For two and a half years, Gonnerman, a writer at the Village Voice, covered Bartlett's efforts at rebuilding a life for herself and her family. Gov. George Pataki commuted Bartlett's sentence after her case was taken up by the anti-Rockefeller drug law movement in New York and she became something of a minor celebrity. From her first day out, however, it was clear that Pataki's pardon would not bring a happy ending to Elaine's story.

As the news cameras rolled, she was met at the prison gates by her beloved son Apache. Just a boy when she was locked up, he was now 26 and had become the de facto head of the Bartlett household, following the death of Elaine's mother Yvonne. Bartlett's younger son Jamel was locked up for heroin dealing. Her 19-year-old daughter Satara was mysteriously absent. The camera crew followed Elaine to a celebratory dinner, and then back to the apartment in which her kids had grown up in her absence. When she saw what was inside, unmistakable evidence of the mess that her children's lives had become, she told the crew to turn the camera off. Nobody needed to see this.

Except they did need to see it, which is the genius of Gonnerman's project and the reason the book was nominated for the 2004 National Book Award. Elaine's children were living in squalor. When Elaine, and later Elaine's mother Yvonne, was in charge, order and a sense of family pride had prevailed at the Bartlett household. Now everybody seemed to have given up, as Elaine put it.
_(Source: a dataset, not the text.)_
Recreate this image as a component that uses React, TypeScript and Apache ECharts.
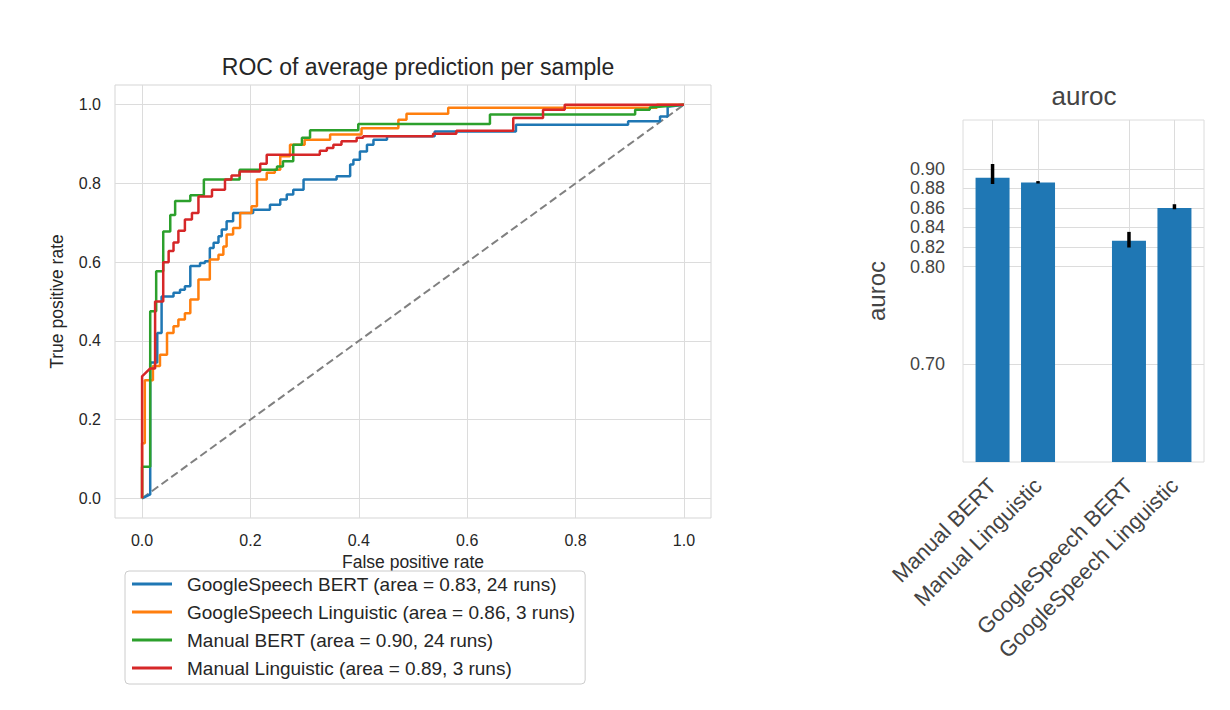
import React, { useEffect, useRef } from "react";
import * as echarts from "echarts";

const FONT = "'Liberation Sans', Arial, sans-serif";

// ---- ROC panel data ----
const rocTicks = [0, 0.2, 0.4, 0.6, 0.8, 1.0];

const gsBertFpr = [0, 0.015, 0.015, 0.028, 0.028, 0.036, 0.036, 0.058, 0.058, 0.07, 0.07, 0.079, 0.079, 0.089, 0.089, 0.107, 0.107, 0.116, 0.116, 0.125, 0.125, 0.132, 0.132, 0.141, 0.141, 0.147, 0.147, 0.156, 0.156, 0.168, 0.168, 0.205, 0.205, 0.236, 0.236, 0.255, 0.255, 0.267, 0.267, 0.279, 0.279, 0.298, 0.298, 0.359, 0.359, 0.384, 0.384, 0.39, 0.39, 0.402, 0.402, 0.415, 0.415, 0.427, 0.427, 0.452, 0.452, 0.54, 0.54, 0.69, 0.69, 0.897, 0.897, 0.956, 0.956, 0.97, 0.97, 1.0];
const gsBertTpr = [0, 0.01, 0.345, 0.345, 0.42, 0.42, 0.513, 0.513, 0.522, 0.522, 0.53, 0.53, 0.539, 0.539, 0.59, 0.59, 0.598, 0.598, 0.602, 0.602, 0.636, 0.636, 0.649, 0.649, 0.666, 0.666, 0.683, 0.683, 0.704, 0.704, 0.725, 0.725, 0.733, 0.733, 0.746, 0.746, 0.759, 0.759, 0.772, 0.772, 0.784, 0.784, 0.81, 0.81, 0.818, 0.818, 0.848, 0.848, 0.86, 0.86, 0.881, 0.881, 0.898, 0.898, 0.911, 0.911, 0.92, 0.92, 0.932, 0.932, 0.949, 0.949, 0.958, 0.958, 0.97, 0.97, 0.995, 1.0];

const gsLingFpr = [0, 0, 0.005, 0.005, 0.02, 0.02, 0.033, 0.033, 0.046, 0.046, 0.058, 0.058, 0.067, 0.067, 0.079, 0.079, 0.089, 0.089, 0.104, 0.104, 0.125, 0.125, 0.141, 0.141, 0.15, 0.15, 0.156, 0.156, 0.168, 0.168, 0.181, 0.181, 0.202, 0.202, 0.212, 0.212, 0.23, 0.23, 0.245, 0.245, 0.255, 0.255, 0.273, 0.273, 0.3, 0.3, 0.347, 0.347, 0.405, 0.405, 0.473, 0.473, 0.488, 0.488, 0.565, 0.565, 0.95, 0.95, 1.0];
const gsLingTpr = [0, 0.14, 0.14, 0.3, 0.3, 0.336, 0.336, 0.365, 0.365, 0.42, 0.42, 0.437, 0.437, 0.454, 0.454, 0.47, 0.47, 0.505, 0.505, 0.556, 0.556, 0.607, 0.607, 0.619, 0.619, 0.64, 0.64, 0.67, 0.67, 0.687, 0.687, 0.725, 0.725, 0.742, 0.742, 0.81, 0.81, 0.827, 0.827, 0.835, 0.835, 0.869, 0.869, 0.898, 0.898, 0.911, 0.911, 0.924, 0.924, 0.94, 0.94, 0.962, 0.962, 0.977, 0.977, 0.992, 0.992, 1.0, 1.0];

const manBertFpr = [0, 0, 0.015, 0.015, 0.026, 0.026, 0.039, 0.039, 0.052, 0.052, 0.061, 0.061, 0.089, 0.089, 0.114, 0.114, 0.18, 0.18, 0.249, 0.249, 0.26, 0.26, 0.279, 0.279, 0.295, 0.295, 0.31, 0.31, 0.399, 0.399, 0.642, 0.642, 0.91, 0.91, 0.937, 0.937, 1.0];
const manBertTpr = [0, 0.08, 0.08, 0.475, 0.475, 0.577, 0.577, 0.678, 0.678, 0.72, 0.72, 0.755, 0.755, 0.77, 0.77, 0.81, 0.81, 0.835, 0.835, 0.843, 0.843, 0.856, 0.856, 0.898, 0.898, 0.916, 0.916, 0.935, 0.935, 0.951, 0.951, 0.975, 0.975, 0.987, 0.987, 0.993, 1.0];

const manLingFpr = [0, 0, 0.015, 0.024, 0.024, 0.039, 0.039, 0.049, 0.049, 0.058, 0.058, 0.067, 0.067, 0.079, 0.079, 0.092, 0.092, 0.104, 0.104, 0.129, 0.129, 0.153, 0.153, 0.165, 0.165, 0.18, 0.18, 0.218, 0.218, 0.23, 0.23, 0.328, 0.328, 0.341, 0.341, 0.353, 0.353, 0.368, 0.368, 0.396, 0.396, 0.408, 0.408, 0.537, 0.537, 0.58, 0.58, 0.685, 0.685, 0.74, 0.74, 0.78, 0.78, 1.0];
const manLingTpr = [0, 0.31, 0.33, 0.33, 0.5, 0.5, 0.6, 0.6, 0.628, 0.628, 0.65, 0.65, 0.68, 0.68, 0.708, 0.708, 0.725, 0.725, 0.767, 0.767, 0.784, 0.784, 0.81, 0.81, 0.82, 0.82, 0.83, 0.83, 0.85, 0.85, 0.873, 0.873, 0.883, 0.883, 0.89, 0.89, 0.898, 0.898, 0.907, 0.907, 0.916, 0.916, 0.92, 0.92, 0.926, 0.926, 0.934, 0.934, 0.966, 0.966, 0.987, 0.987, 1.0, 1.0];

const rocNames = [
  "GoogleSpeech BERT (area = 0.83, 24 runs)",
  "GoogleSpeech Linguistic (area = 0.86, 3 runs)",
  "Manual BERT (area = 0.90, 24 runs)",
  "Manual Linguistic (area = 0.89, 3 runs)",
];
const rocColors = ["#1f77b4", "#ff7f0e", "#2ca02c", "#d62728"];
const rocFpr = [gsBertFpr, gsLingFpr, manBertFpr, manLingFpr];
const rocTpr = [gsBertTpr, gsLingTpr, manBertTpr, manLingTpr];

// ---- AUROC bar panel data ----
const barLabels = ["Manual BERT", "Manual Linguistic", "GoogleSpeech BERT", "GoogleSpeech Linguistic"];
const barPositions = [0, 1, 3, 4];
const barValues = [0.891, 0.886, 0.8265, 0.86];
const errLow = [0.8845, 0.885, 0.8195, 0.8587];
const errHigh = [0.905, 0.8875, 0.8355, 0.8638];
const barTicks = [0.7, 0.8, 0.82, 0.84, 0.86, 0.88, 0.9];

export default function App() {
  const ref = useRef<HTMLDivElement>(null);

  useEffect(() => {
    document.body.style.margin = "0";
    if (!ref.current) return;
    const chart = echarts.init(ref.current, null, { renderer: "svg" });

    const rocSeries = rocNames.map((name, k) => ({
      name,
      type: "line",
      xAxisIndex: 0,
      yAxisIndex: 0,
      data: rocFpr[k].map((x, i) => [x, rocTpr[k][i]]),
      showSymbol: false,
      symbol: "none",
      lineStyle: { color: rocColors[k], width: 2.5 },
      itemStyle: { color: rocColors[k] },
      z: 3,
    }));

    const gridLineStyle = { color: "#dcdcdc", width: 1, type: "solid" };

    const option: any = {
      animation: false,
      backgroundColor: "#ffffff",
      textStyle: { fontFamily: FONT },
      title: [
        {
          text: "ROC of average prediction per sample",
          left: 413,
          top: 50,
          textAlign: "center",
          textStyle: { fontSize: 23, fontWeight: "normal", color: "#262626", fontFamily: FONT },
        },
        {
          text: "auroc",
          left: 1079,
          top: 78,
          textAlign: "center",
          textStyle: { fontSize: 26, fontWeight: "normal", color: "#444444", fontFamily: FONT },
        },
      ],
      legend: {
        orient: "vertical",
        left: 125,
        top: 571,
        data: rocNames,
        icon: "rect",
        itemWidth: 40,
        itemHeight: 3,
        itemGap: 8,
        textStyle: { fontSize: 19, color: "#262626", fontFamily: FONT, lineHeight: 20, padding: [0, 0, 0, 10] },
        backgroundColor: "#ffffff",
        borderColor: "#cccccc",
        borderWidth: 1,
        borderRadius: 4,
        padding: [3, 10, 6, 7],
      },
      grid: [
        { left: 115, top: 85, width: 596, height: 433, show: true, borderColor: "#d5d5d5", borderWidth: 1 },
        { left: 963, top: 120, width: 241, height: 342, show: true, borderColor: "#dcdcdc", borderWidth: 1 },
      ],
      xAxis: [
        {
          type: "value",
          gridIndex: 0,
          min: -0.05,
          max: 1.05,
          axisLine: { show: false },
          axisTick: { show: false },
          splitLine: { show: false },
          axisLabel: {
            customValues: rocTicks,
            formatter: (v: number) => v.toFixed(1),
            color: "#262626",
            fontSize: 16,
            margin: 14,
          },
          name: "False positive rate",
          nameLocation: "middle",
          nameGap: 35,
          nameTextStyle: { fontSize: 17.5, color: "#262626" },
        },
        {
          type: "value",
          gridIndex: 1,
          min: -0.65,
          max: 4.65,
          axisLine: { show: false },
          axisTick: { show: false },
          splitLine: { show: false },
          axisLabel: {
            customValues: barPositions,
            formatter: (v: number) => barLabels[barPositions.indexOf(Math.round(v))] ?? "",
            rotate: 45,
            color: "#444444",
            fontSize: 22,
            margin: 20,
          },
        },
      ],
      yAxis: [
        {
          type: "value",
          gridIndex: 0,
          min: -0.05,
          max: 1.05,
          axisLine: { show: false },
          axisTick: { show: false },
          splitLine: { show: false },
          axisLabel: {
            customValues: rocTicks,
            formatter: (v: number) => v.toFixed(1),
            color: "#262626",
            fontSize: 16,
            margin: 14,
          },
          name: "True positive rate",
          nameLocation: "middle",
          nameGap: 49,
          nameTextStyle: { fontSize: 17.5, color: "#262626" },
        },
        {
          type: "value",
          gridIndex: 1,
          min: 0.6,
          max: 0.95,
          axisLine: { show: false },
          axisTick: { show: false },
          splitLine: { show: false },
          axisLabel: {
            customValues: barTicks,
            formatter: (v: number) => v.toFixed(2),
            color: "#444444",
            fontSize: 18,
            lineHeight: 17,
            margin: 18,
            hideOverlap: false,
            showMinLabel: true,
            showMaxLabel: true,
          },
          name: "auroc",
          nameLocation: "middle",
          nameGap: 75,
          nameTextStyle: { fontSize: 24, color: "#444444" },
        },
      ],
      series: [
        {
          name: "rocGrid",
          type: "line",
          xAxisIndex: 0,
          yAxisIndex: 0,
          data: [[0, 0]],
          symbol: "none",
          showSymbol: false,
          lineStyle: { width: 0 },
          silent: true,
          z: 0,
          markLine: {
            silent: true,
            z: 0,
            symbol: ["none", "none"],
            label: { show: false },
            lineStyle: gridLineStyle,
            emphasis: { disabled: true },
            data: [...rocTicks.map((v) => ({ xAxis: v })), ...rocTicks.map((v) => ({ yAxis: v }))],
          },
        },
        {
          name: "chance",
          type: "line",
          xAxisIndex: 0,
          yAxisIndex: 0,
          data: [[0, 0], [1, 1]],
          symbol: "none",
          showSymbol: false,
          lineStyle: { color: "#808080", width: 2, type: [8, 4] },
          z: 1,
        },
        ...rocSeries,
        {
          name: "barGrid",
          type: "line",
          xAxisIndex: 1,
          yAxisIndex: 1,
          data: [[0, 0.6]],
          symbol: "none",
          showSymbol: false,
          lineStyle: { width: 0 },
          silent: true,
          z: 0,
          markLine: {
            silent: true,
            z: 0,
            symbol: ["none", "none"],
            label: { show: false },
            lineStyle: gridLineStyle,
            emphasis: { disabled: true },
            data: [...barPositions.map((v) => ({ xAxis: v })), ...barTicks.map((v) => ({ yAxis: v }))],
          },
        },
        {
          name: "auroc",
          type: "bar",
          xAxisIndex: 1,
          yAxisIndex: 1,
          data: barPositions.map((p, i) => [p, barValues[i]]),
          barWidth: 34,
          itemStyle: { color: "#1f77b4" },
          z: 2,
        },
        {
          name: "err",
          type: "custom",
          xAxisIndex: 1,
          yAxisIndex: 1,
          data: barPositions.map((p, i) => [p, errLow[i], errHigh[i]]),
          encode: { x: 0, y: [1, 2] },
          z: 5,
          renderItem: (params: any, api: any) => {
            const x = api.value(0);
            const lo = api.coord([x, api.value(1)]);
            const hi = api.coord([x, api.value(2)]);
            return {
              type: "line",
              shape: { x1: lo[0], y1: lo[1], x2: hi[0], y2: hi[1] },
              style: { stroke: "#000000", lineWidth: 3.5 },
            };
          },
        },
      ],
    };

    chart.setOption(option);
    return () => chart.dispose();
  }, []);

  return <div ref={ref} style={{ width: 1230, height: 710 }} />;
}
Her youngest daughter Danae, a high school student, had gone to live with another family, stopping by the apartment only occasionally. Her older daughter, Satara, had dropped out of high school after becoming pregnant. The despondent, non-responsive single mother was nothing like the bright, bouncy girl Elaine remembered. Elaine's younger sister Sabrina, addicted to crack and HIV positive, had also moved in. She watched soaps all day and slept in the living room. Her presence had forced the apartment's other residents to install locks on their bedroom doors. Sabrina's 21-year-old daughter, who had an infant of her own, was also living in the cramped apartment. Elaine had to share a tiny bedroom with Satara and her daughter.

Elaine's daughters, unaccustomed to having a firm parental presence in their lives, quickly came to consider their mother part of the problem. Danae, a rebellious teenager in trouble at school, and, Elaine was surprised to discover, a lesbian, rejected her mother's overtures to rejoin the family. After a shouting match over living arrangements in the cramped apartment, somebody, either Satara or her boyfriend, called the police on Elaine. Though her sentence had been commuted, she was still on parole, meaning she could be sent back to prison at any time if she violated any of a laundry list of rules. Getting arrested, obviously, would likely be disastrous.
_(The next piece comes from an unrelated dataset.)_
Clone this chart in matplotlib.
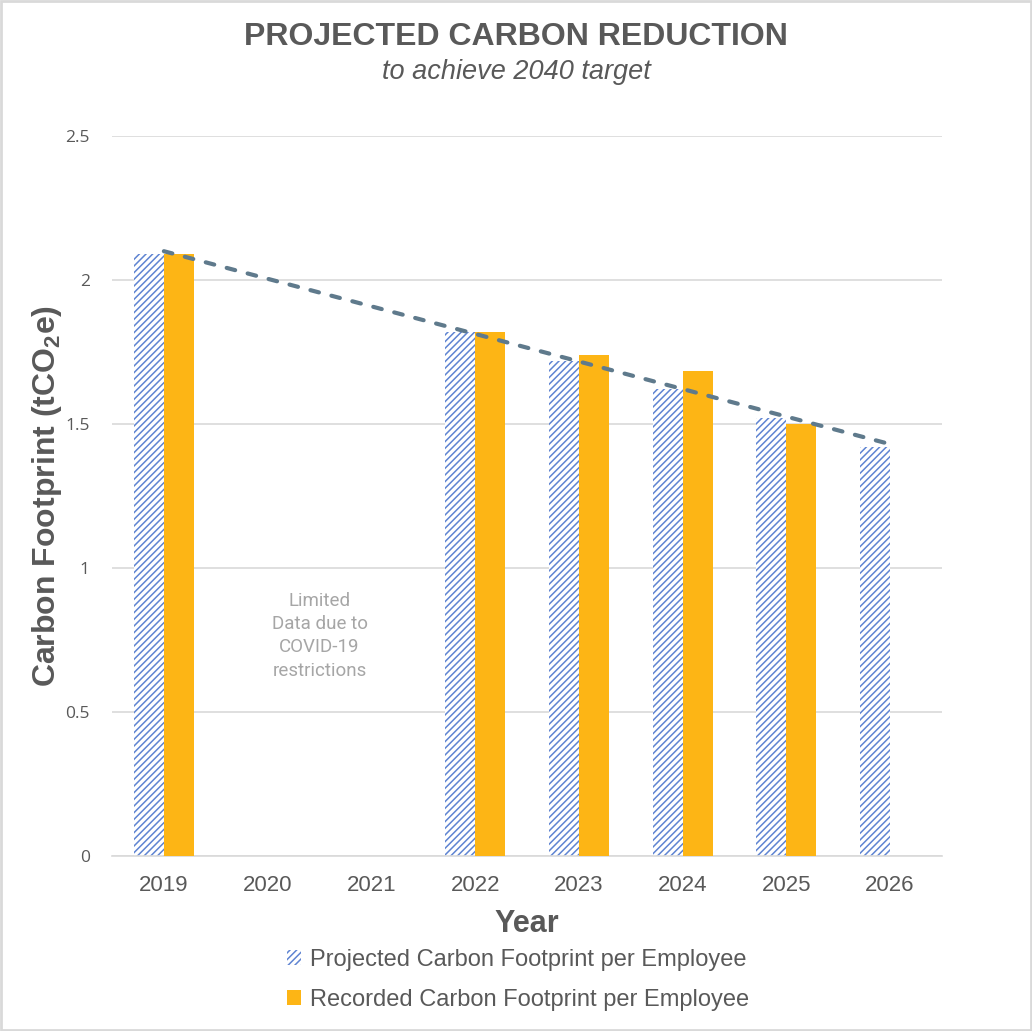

Elaine had spent 16 years worrying about her children, dreaming of the day she would be reunited with them. Now she found that — despite all the visiting room chats and letters over the years — she had been kept in the dark about what was really happening to her family. Her daughters were depressed, bitter people, and she did not know them. They blamed her, it seemed, for being gone so long. Elaine's own sisters seemed to blame her as well, for refusing to take the plea bargain, for being gone when their mother died, for saddling them with her four children to raise on top of their own. Her son Jamel was a gang-banger and a drug dealer who had earned the nickname "Murder Mel." Everyone knew it was only a matter of time before he would go to prison himself. Only Apache, who had found his calling coaching youth basketball, seemed to have his life together.

Elaine's efforts to find a new, larger apartment for her family went nowhere. Elaine was told to move into a shelter if she wanted to be bumped to the head of a waiting list. In the end, feeling unwelcome in her own house, she did just that, packing up her things and heading to a YMCA.
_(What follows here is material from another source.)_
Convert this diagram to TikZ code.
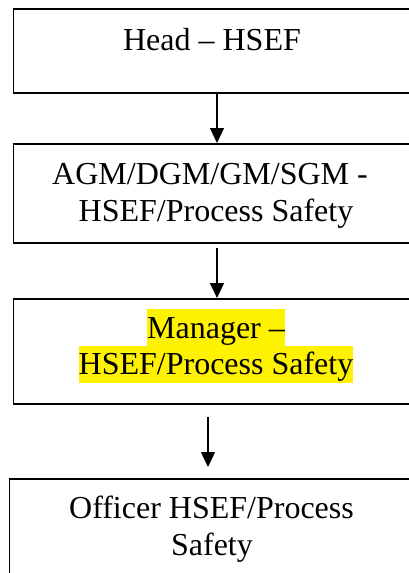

Her hunt for a job was equally frustrating. Friends of her son Mel, fellow drug dealers, helped her out with cash at first, but after two months of a fruitless job search she was dead broke and desperate. Elaine attended the mandatory how-to-get-a-job classes required by her parole officer. Most of her fellow classmates — all ex-cons like her — were looking at a bleak future of cashiering at McDonald's or janitorial work.